Napisał
Amaski
Zależy czy patrzymy pod kątem wejścia do walki czy złapania. Jeśli chodzi o wejście do walki to fakt, niewiele się zmienilo, jedynie gracze, z dużą zrecznością, refleksem i internetem mogą narzekać, że tak to zawsze wbijali na SOS, a teraz mają mniejsze szanse. Natomiast jeśli chodzi o faktyczne łapanie Yetiego, to w pełni się zgodzę z Lokithorem, jest o wiele ciężej. Większość graczy stanowią osoby, którym nie zależy by globala złapać, ale aby być w walce, więc wcześniej nie zawsze próbowali w ogóle łapać, a na pewno osoba chcąca złapać globala mogła to zrobić szybciej niż oni.
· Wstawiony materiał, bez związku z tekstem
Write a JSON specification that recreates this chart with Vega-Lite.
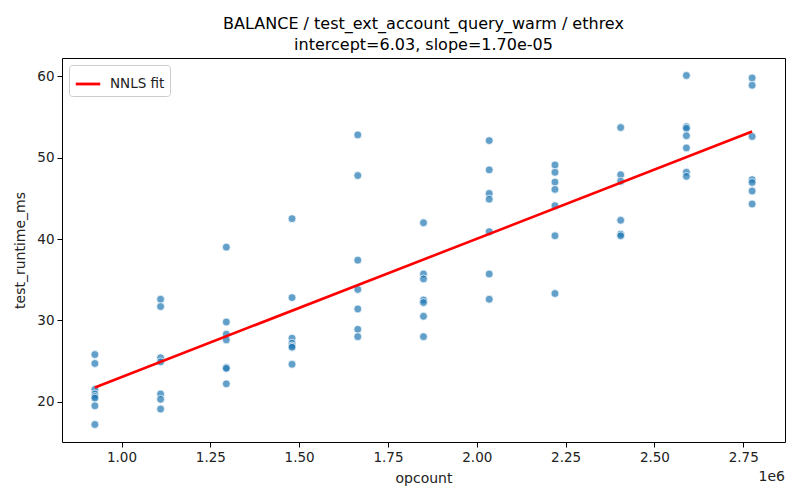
{
  "$schema": "https://vega.github.io/schema/vega-lite/v6.json",
  "autosize": "none",
  "width": 723,
  "height": 384,
  "padding": {"left": 62, "top": 58, "right": 15, "bottom": 58},
  "background": "white",
  "title": {
    "text": ["BALANCE / test_ext_account_query_warm / ethrex", "intercept=6.03, slope=1.70e-05"],
    "font": "DejaVu Sans",
    "fontSize": 16,
    "fontWeight": "normal",
    "color": "black",
    "lineHeight": 21,
    "anchor": "middle",
    "offset": 5
  },
  "datasets": {
    "points": [
      {"opcount": 925000, "test_runtime_ms": 25.8},
      {"opcount": 925000, "test_runtime_ms": 24.7},
      {"opcount": 925000, "test_runtime_ms": 21.5},
      {"opcount": 925000, "test_runtime_ms": 20.95},
      {"opcount": 925000, "test_runtime_ms": 20.65},
      {"opcount": 925000, "test_runtime_ms": 20.45},
      {"opcount": 925000, "test_runtime_ms": 19.5},
      {"opcount": 925000, "test_runtime_ms": 17.2},
      {"opcount": 1110000, "test_runtime_ms": 32.6},
      {"opcount": 1110000, "test_runtime_ms": 31.7},
      {"opcount": 1110000, "test_runtime_ms": 25.4},
      {"opcount": 1110000, "test_runtime_ms": 24.9},
      {"opcount": 1110000, "test_runtime_ms": 20.95},
      {"opcount": 1110000, "test_runtime_ms": 20.3},
      {"opcount": 1110000, "test_runtime_ms": 19.1},
      {"opcount": 1295000, "test_runtime_ms": 39.0},
      {"opcount": 1295000, "test_runtime_ms": 29.8},
      {"opcount": 1295000, "test_runtime_ms": 28.3},
      {"opcount": 1295000, "test_runtime_ms": 27.6},
      {"opcount": 1295000, "test_runtime_ms": 24.2},
      {"opcount": 1295000, "test_runtime_ms": 24.1},
      {"opcount": 1295000, "test_runtime_ms": 22.2},
      {"opcount": 1480000, "test_runtime_ms": 42.5},
      {"opcount": 1480000, "test_runtime_ms": 32.8},
      {"opcount": 1480000, "test_runtime_ms": 27.8},
      {"opcount": 1480000, "test_runtime_ms": 27.2},
      {"opcount": 1480000, "test_runtime_ms": 26.85},
      {"opcount": 1480000, "test_runtime_ms": 26.7},
      {"opcount": 1480000, "test_runtime_ms": 24.6},
      {"opcount": 1665000, "test_runtime_ms": 52.8},
      {"opcount": 1665000, "test_runtime_ms": 47.8},
      {"opcount": 1665000, "test_runtime_ms": 37.4},
      {"opcount": 1665000, "test_runtime_ms": 33.8},
      {"opcount": 1665000, "test_runtime_ms": 31.4},
      {"opcount": 1665000, "test_runtime_ms": 28.9},
      {"opcount": 1665000, "test_runtime_ms": 28.0},
      {"opcount": 1850000, "test_runtime_ms": 42.0},
      {"opcount": 1850000, "test_runtime_ms": 35.7},
      {"opcount": 1850000, "test_runtime_ms": 35.1},
      {"opcount": 1850000, "test_runtime_ms": 32.5},
      {"opcount": 1850000, "test_runtime_ms": 32.2},
      {"opcount": 1850000, "test_runtime_ms": 30.5},
      {"opcount": 1850000, "test_runtime_ms": 28.0},
      {"opcount": 2035000, "test_runtime_ms": 52.1},
      {"opcount": 2035000, "test_runtime_ms": 48.5},
      {"opcount": 2035000, "test_runtime_ms": 45.6},
      {"opcount": 2035000, "test_runtime_ms": 44.9},
      {"opcount": 2035000, "test_runtime_ms": 40.9},
      {"opcount": 2035000, "test_runtime_ms": 35.7},
      {"opcount": 2035000, "test_runtime_ms": 32.6},
      {"opcount": 2220000, "test_runtime_ms": 49.1},
      {"opcount": 2220000, "test_runtime_ms": 48.2},
      {"opcount": 2220000, "test_runtime_ms": 47.0},
      {"opcount": 2220000, "test_runtime_ms": 46.1},
      {"opcount": 2220000, "test_runtime_ms": 44.1},
      {"opcount": 2220000, "test_runtime_ms": 40.4},
      {"opcount": 2220000, "test_runtime_ms": 33.3},
      {"opcount": 2405000, "test_runtime_ms": 53.7},
      {"opcount": 2405000, "test_runtime_ms": 47.9},
      {"opcount": 2405000, "test_runtime_ms": 47.1},
      {"opcount": 2405000, "test_runtime_ms": 42.3},
      {"opcount": 2405000, "test_runtime_ms": 40.6},
      {"opcount": 2405000, "test_runtime_ms": 40.4},
      {"opcount": 2590000, "test_runtime_ms": 60.1},
      {"opcount": 2590000, "test_runtime_ms": 53.8},
      {"opcount": 2590000, "test_runtime_ms": 53.6},
      {"opcount": 2590000, "test_runtime_ms": 52.7},
      {"opcount": 2590000, "test_runtime_ms": 51.2},
      {"opcount": 2590000, "test_runtime_ms": 48.2},
      {"opcount": 2590000, "test_runtime_ms": 47.7},
      {"opcount": 2775000, "test_runtime_ms": 59.8},
      {"opcount": 2775000, "test_runtime_ms": 58.9},
      {"opcount": 2775000, "test_runtime_ms": 52.6},
      {"opcount": 2775000, "test_runtime_ms": 47.3},
      {"opcount": 2775000, "test_runtime_ms": 46.95},
      {"opcount": 2775000, "test_runtime_ms": 45.9},
      {"opcount": 2775000, "test_runtime_ms": 44.3}
    ],
    "fit": [
      {"opcount": 925000, "test_runtime_ms": 21.755, "series": "NNLS fit"},
      {"opcount": 2775000, "test_runtime_ms": 53.205, "series": "NNLS fit"}
    ]
  },
  "encoding": {
    "x": {
      "field": "opcount",
      "type": "quantitative",
      "title": "opcount",
      "scale": {"domain": [832500, 2867500], "nice": false, "zero": false},
      "axis": {
        "values": [1000000, 1250000, 1500000, 1750000, 2000000, 2250000, 2500000, 2750000],
        "labelExpr": "format(datum.value / 1000000, '.2f')"
      }
    },
    "y": {
      "field": "test_runtime_ms",
      "type": "quantitative",
      "title": "test_runtime_ms",
      "scale": {"domain": [15.05, 62.25], "nice": false, "zero": false},
      "axis": {"values": [20, 30, 40, 50, 60]}
    }
  },
  "layer": [
    {
      "data": {"name": "points"},
      "mark": {
        "type": "circle",
        "size": 62,
        "color": "#1f77b4",
        "fillOpacity": 0.7,
        "stroke": "white",
        "strokeWidth": 0.8,
        "strokeOpacity": 0.9
      }
    },
    {
      "data": {"name": "fit"},
      "mark": {"type": "line", "strokeWidth": 2.6},
      "encoding": {
        "color": {
          "field": "series",
          "type": "nominal",
          "scale": {"range": ["#ff0000"]},
          "legend": {
            "title": null,
            "orient": "top-left",
            "offset": 7,
            "symbolType": "stroke",
            "symbolSize": 600,
            "symbolStrokeWidth": 2.8,
            "labelFont": "DejaVu Sans",
            "labelFontSize": 13.5,
            "labelColor": "#222222",
            "labelOffset": 8,
            "padding": 5,
            "strokeColor": "#cccccc",
            "fillColor": "white",
            "cornerRadius": 3
          }
        }
      }
    },
    {
      "data": {"values": [{"opcount": 2867500, "test_runtime_ms": 15.05, "label": "1e6"}]},
      "mark": {
        "type": "text",
        "align": "right",
        "baseline": "middle",
        "dy": 35,
        "font": "DejaVu Sans",
        "fontSize": 14,
        "color": "#222222"
      },
      "encoding": {"text": {"field": "label"}}
    }
  ],
  "config": {
    "view": {"stroke": "black", "strokeWidth": 1},
    "axis": {
      "grid": false,
      "domain": false,
      "tickColor": "black",
      "tickSize": 5,
      "tickWidth": 1,
      "labelFont": "DejaVu Sans",
      "labelFontSize": 13.5,
      "labelColor": "#222222",
      "labelPadding": 3,
      "titleFont": "DejaVu Sans",
      "titleFontSize": 14,
      "titleFontWeight": "normal",
      "titleColor": "#222222"
    },
    "axisX": {"titlePadding": 8},
    "axisY": {"titlePadding": 9}
  }
}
Natomiast teraz osoby, które tylko chcą globala ubić są zmuszane do brania udziału w losowaniu o złapanie, więc i tak łapią Yeti, mimo, że im na tym w ogóle nie zależy. Sądzę, że wcześniej mimo tego, że większość graczy chce tylko być w walce, to większość globali było złapanych przez osoby chcące go złapać, a teraz tam gdzie jest większość graczy tam jest też większość złapanych Yeti.